▶ [WORK REQUIRED]: Beginning with the first line, set down every line through the one containing "const yearTicks = [1975, 1980, 1985, 1990, 1995, 2000];", exactly as it appears, but not the pictures.
============================================================
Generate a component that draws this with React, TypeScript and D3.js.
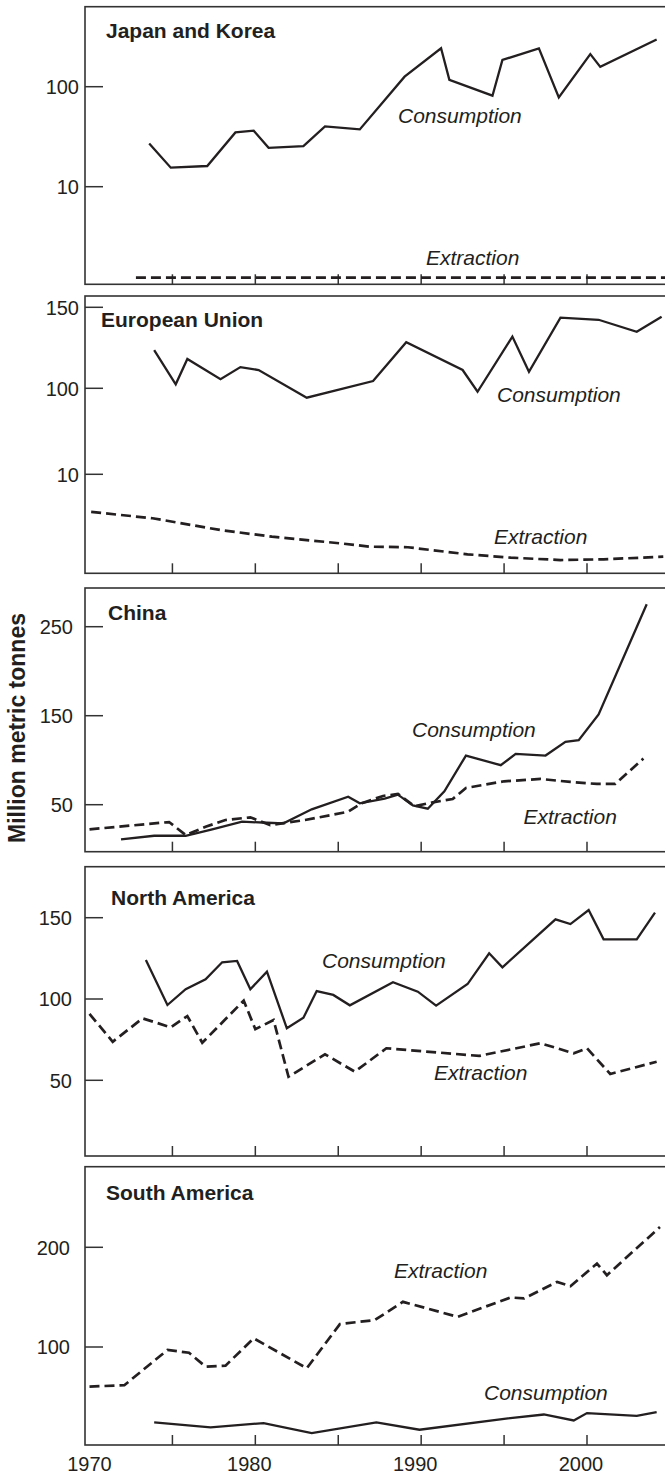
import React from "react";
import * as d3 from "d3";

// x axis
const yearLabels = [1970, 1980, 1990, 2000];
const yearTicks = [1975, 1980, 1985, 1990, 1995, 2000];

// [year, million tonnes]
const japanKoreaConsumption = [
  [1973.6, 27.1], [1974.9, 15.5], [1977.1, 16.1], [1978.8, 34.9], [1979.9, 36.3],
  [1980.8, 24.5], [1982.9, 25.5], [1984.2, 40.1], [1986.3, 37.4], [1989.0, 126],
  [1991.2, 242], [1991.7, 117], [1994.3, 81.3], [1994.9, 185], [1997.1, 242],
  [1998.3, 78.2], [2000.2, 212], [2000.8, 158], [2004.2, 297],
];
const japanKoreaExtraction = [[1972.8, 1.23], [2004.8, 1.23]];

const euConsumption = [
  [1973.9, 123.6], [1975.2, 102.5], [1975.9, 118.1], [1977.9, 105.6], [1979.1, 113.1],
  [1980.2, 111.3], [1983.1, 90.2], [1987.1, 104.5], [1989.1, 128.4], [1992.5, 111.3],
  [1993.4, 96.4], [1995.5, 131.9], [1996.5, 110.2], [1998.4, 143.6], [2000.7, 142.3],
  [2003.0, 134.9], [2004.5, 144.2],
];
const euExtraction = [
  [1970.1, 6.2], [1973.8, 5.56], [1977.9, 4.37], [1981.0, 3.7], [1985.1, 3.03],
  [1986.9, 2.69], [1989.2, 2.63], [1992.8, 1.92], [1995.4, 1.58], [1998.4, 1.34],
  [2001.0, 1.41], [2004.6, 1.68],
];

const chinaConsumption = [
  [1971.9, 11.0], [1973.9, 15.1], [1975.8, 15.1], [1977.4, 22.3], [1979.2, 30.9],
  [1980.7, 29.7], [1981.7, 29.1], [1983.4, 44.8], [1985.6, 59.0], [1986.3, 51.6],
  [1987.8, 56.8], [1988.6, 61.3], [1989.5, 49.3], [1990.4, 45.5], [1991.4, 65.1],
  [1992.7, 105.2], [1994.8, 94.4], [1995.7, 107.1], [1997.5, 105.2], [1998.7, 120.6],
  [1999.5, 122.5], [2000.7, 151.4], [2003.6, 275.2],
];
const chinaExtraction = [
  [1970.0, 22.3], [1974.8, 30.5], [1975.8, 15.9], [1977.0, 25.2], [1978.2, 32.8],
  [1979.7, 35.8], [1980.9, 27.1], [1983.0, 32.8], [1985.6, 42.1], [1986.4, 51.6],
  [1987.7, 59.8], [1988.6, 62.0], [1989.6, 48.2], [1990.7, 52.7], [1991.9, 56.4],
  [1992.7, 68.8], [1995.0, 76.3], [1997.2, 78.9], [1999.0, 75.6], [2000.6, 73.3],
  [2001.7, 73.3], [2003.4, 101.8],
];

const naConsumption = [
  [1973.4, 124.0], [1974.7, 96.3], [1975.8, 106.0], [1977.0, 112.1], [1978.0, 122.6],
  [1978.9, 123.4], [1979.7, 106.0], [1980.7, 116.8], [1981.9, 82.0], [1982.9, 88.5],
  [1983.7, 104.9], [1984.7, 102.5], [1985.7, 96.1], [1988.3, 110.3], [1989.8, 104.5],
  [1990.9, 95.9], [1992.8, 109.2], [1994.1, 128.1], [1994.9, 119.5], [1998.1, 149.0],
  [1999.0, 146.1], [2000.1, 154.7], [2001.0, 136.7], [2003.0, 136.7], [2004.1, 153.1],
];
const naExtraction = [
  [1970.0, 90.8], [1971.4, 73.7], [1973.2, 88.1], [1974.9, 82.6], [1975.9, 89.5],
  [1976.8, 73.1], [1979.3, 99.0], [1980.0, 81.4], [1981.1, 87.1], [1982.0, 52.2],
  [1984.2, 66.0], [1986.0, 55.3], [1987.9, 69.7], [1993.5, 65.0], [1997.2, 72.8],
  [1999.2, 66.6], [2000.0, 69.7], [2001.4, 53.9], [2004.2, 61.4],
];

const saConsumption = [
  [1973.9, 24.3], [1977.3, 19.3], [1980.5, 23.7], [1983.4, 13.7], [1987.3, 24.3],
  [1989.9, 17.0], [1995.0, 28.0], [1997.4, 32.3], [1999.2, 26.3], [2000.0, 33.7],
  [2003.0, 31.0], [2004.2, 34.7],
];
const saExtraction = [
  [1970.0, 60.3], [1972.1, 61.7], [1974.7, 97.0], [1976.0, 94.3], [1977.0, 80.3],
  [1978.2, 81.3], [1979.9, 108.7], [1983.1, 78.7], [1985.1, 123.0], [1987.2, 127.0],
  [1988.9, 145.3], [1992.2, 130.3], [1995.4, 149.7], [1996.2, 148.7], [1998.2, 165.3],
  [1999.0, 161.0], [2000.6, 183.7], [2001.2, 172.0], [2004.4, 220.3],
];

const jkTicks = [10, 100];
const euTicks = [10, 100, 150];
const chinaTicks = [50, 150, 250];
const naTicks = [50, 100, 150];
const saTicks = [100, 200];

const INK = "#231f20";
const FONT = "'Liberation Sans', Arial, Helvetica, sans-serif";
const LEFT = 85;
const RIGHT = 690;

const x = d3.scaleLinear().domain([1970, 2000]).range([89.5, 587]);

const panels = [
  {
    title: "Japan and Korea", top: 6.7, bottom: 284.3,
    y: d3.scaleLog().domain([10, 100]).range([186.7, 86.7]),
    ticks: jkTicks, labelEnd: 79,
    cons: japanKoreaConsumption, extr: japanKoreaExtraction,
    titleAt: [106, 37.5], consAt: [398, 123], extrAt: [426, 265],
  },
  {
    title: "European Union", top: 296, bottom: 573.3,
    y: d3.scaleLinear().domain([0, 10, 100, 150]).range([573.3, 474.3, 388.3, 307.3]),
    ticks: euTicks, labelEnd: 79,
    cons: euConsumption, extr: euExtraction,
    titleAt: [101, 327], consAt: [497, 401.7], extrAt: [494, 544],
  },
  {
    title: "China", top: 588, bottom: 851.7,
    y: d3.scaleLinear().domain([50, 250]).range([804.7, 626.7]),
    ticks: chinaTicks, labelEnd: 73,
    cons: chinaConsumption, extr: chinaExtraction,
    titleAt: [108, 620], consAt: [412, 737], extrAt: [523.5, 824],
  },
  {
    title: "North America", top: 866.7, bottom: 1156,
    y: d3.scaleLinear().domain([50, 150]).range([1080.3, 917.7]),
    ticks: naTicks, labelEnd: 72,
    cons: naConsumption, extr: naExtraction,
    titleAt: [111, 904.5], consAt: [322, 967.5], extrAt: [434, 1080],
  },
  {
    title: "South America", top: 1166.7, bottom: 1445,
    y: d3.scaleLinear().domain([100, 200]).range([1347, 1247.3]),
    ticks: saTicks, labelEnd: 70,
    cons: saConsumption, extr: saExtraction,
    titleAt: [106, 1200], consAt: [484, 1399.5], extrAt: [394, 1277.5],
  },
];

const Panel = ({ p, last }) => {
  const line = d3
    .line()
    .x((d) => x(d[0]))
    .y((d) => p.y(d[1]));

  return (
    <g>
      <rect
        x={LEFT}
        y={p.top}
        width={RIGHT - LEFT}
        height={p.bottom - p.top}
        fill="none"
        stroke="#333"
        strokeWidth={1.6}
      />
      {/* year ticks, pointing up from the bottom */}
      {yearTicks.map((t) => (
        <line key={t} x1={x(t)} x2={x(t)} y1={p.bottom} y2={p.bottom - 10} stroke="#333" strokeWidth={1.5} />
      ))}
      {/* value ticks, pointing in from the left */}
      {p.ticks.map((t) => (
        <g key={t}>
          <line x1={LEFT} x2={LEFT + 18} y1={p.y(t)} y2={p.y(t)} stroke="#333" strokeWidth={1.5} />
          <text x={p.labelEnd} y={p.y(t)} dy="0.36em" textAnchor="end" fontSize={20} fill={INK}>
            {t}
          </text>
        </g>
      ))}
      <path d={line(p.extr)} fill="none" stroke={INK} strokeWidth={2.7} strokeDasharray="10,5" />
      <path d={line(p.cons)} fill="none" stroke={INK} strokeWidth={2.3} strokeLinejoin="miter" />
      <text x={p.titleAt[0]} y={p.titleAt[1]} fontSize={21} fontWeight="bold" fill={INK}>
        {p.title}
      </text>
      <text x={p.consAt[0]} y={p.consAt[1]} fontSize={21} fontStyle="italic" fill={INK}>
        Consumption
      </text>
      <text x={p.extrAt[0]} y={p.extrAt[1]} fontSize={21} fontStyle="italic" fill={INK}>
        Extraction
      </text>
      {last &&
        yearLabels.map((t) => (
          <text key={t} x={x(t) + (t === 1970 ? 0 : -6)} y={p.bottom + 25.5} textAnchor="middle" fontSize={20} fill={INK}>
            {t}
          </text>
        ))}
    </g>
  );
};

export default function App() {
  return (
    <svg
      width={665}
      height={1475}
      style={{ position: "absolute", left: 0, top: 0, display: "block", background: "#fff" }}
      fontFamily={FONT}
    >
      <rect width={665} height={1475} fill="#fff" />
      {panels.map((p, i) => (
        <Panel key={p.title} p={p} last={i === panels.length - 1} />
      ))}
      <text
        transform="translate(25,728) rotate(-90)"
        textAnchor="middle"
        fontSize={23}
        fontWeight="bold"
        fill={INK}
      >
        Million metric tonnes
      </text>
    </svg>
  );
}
============================================================
▶ [FINISHED EXERCISE]:
Generate a component that draws this with React, TypeScript and D3.js.
import React from "react";
import * as d3 from "d3";

// x axis
const yearLabels = [1970, 1980, 1990, 2000];
const yearTicks = [1975, 1980, 1985, 1990, 1995, 2000];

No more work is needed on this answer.